As the Majority notes, Section 202 of the Internal Operating Procedures of the Commonwealth Court provides in relevant part:

Each . . . petition [for permission to appeal an administrative agency's denial of an application for counsel fees and costs, arising from litigation before such agency] shall indicate on its face: (1)[t]hat a final decision on the merits has been made[and] (2)[t]hat the petitioner has presented a similar petition to the administrative agency and that the petition has been denied.

210 Pa. Code § 67.12.

In Dept. of Envtl. Res. v. Oermann, 158 Pa.Cmwlth. 560, 632 A.2d 603, 606 n. 3 (1993), the Commonwealth Court correctly noted:

The required contents for a petition for permission to appeal are markedly different from those for a petition for review.
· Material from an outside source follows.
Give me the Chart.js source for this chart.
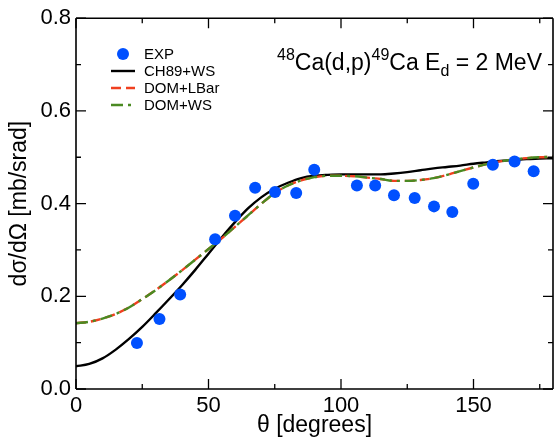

A petition for review requires little more than a general statement of objections and a short statement of the relief sought, whereas a petition for permission to appeal requires, inter alia, the text of the order in question; the questions presented for review; a concise statement of the case and the reasons relied upon for allowance of an appeal; and appended copies of related cases, statutes, and regulations. (Citations omitted).

The Petition for Review filed by Appellant in the instant matter did not provide the Commonwealth Court with the information required by a Petition for Permission to Appeal. This is not simply a case of a wrongly titled pleading, but of an inadequate one. Furthermore, as the Majority recognizes, Section 3(e) of the Costs Act, 71 P.S. § 2033, states that the appropriate method by which to seek review of a fee determination is a Petition for Leave to Appeal. The Costs Act is by no means a complicated statutory scheme riddled with pitfalls for the unwary. Rather, it consists of only a few sections and clearly advises parties who wish to appeal an unfavorable decision exactly what they must do to protect their interests. Because of these circumstances, I do not believe that the decision of the Commonwealth Court to quash the Petition for Review was either an abuse of discretion or an error of law.

For these reasons, I respectfully dissent.